1.硬まっている腱板や上腕二頭筋長頭をほぐす。(リリースをする)
まず1つ目は挟まれて硬くなっている筋肉をほぐしていくことです。シンプルに筋が硬い状態では、動きが悪くなるため、直接的にアプローチしていきます。ただし、これはあくまで根本改善には繋がらないため、他の3つをしっかり実践することが必要不可欠です。
2.肩甲骨の動きを良くする。
肩を上げるときには、この肩甲骨が動くことが不可欠です。肩関節と肩甲骨には『肩甲上腕リズム』というものが存在しており、肩関節と肩甲骨が2:1で動かなければ、肩を上まで上げることができません。そのため、肩甲骨の動きを高めていくことで肩の痛みの改善に繋がります。
3.背骨(特に胸椎)の動きを良くする。
3つ目は背骨の動きを良くすることです。例えば、背中を思いっきり丸めた状態で肩を上げてみてください。その後、背中を少し反らせた状態で肩を上げてみてください。どちらのほうが肩を上げやすいかというと、明らかに後者です。
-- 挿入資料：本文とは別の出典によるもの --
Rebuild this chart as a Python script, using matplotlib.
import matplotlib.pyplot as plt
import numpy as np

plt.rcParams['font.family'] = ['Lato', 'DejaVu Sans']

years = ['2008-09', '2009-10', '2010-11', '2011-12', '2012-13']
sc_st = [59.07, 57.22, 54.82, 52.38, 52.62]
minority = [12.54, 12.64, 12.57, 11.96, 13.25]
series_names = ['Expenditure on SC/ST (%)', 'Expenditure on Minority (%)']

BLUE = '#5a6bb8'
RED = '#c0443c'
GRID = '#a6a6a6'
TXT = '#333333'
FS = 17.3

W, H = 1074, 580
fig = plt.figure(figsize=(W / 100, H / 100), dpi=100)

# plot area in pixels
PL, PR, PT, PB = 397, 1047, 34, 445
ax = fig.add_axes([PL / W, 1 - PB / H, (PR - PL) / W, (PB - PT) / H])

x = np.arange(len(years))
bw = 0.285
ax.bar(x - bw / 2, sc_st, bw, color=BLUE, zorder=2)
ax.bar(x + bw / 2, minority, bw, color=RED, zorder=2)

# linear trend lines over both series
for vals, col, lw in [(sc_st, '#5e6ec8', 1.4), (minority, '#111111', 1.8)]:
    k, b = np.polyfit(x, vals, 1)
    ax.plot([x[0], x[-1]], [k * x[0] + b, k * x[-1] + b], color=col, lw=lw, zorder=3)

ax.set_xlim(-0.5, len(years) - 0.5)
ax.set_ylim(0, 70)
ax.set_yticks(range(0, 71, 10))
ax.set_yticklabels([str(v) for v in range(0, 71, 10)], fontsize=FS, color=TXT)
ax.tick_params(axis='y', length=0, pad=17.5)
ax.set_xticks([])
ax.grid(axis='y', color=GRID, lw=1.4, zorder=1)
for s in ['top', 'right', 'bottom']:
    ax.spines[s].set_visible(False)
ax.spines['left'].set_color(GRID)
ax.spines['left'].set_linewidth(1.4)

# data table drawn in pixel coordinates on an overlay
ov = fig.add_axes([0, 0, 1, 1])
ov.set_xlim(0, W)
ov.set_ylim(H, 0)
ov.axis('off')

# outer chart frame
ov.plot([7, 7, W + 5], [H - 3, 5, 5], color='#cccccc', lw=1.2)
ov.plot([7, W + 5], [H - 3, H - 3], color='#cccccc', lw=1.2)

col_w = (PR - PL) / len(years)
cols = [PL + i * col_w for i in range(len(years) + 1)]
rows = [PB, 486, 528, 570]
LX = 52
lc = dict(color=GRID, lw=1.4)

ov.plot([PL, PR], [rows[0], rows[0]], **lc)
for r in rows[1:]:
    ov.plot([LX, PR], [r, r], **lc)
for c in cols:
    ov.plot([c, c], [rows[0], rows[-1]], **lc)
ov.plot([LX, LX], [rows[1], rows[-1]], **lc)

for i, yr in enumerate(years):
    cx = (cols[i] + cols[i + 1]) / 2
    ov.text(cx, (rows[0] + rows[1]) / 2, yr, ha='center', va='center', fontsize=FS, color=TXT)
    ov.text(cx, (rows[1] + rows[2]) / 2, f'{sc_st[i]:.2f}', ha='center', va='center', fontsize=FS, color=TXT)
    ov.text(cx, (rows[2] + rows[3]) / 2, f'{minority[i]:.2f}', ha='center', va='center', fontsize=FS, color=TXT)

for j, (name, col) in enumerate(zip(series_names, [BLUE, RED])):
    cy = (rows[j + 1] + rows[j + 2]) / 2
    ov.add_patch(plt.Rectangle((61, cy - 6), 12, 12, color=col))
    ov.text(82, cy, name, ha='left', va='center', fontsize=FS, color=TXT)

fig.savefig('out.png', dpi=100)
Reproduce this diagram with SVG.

つまり、背骨がまっすぐ(胸椎が反る)できるようにすることで、肩も上がりやすくなります。
4. 全体的な姿勢を改善する。
肩甲骨と背骨の動きはもちろんのこと、マクロ視点で見たときに全体の姿勢が良いことが大切です。
例えば、足首が硬かったり、骨盤が後傾している状態では、肩を上まであげることができません。
つまりは、下半身も合わせた全体の姿勢を良くすることで、肩の動きが良くなるというわけです。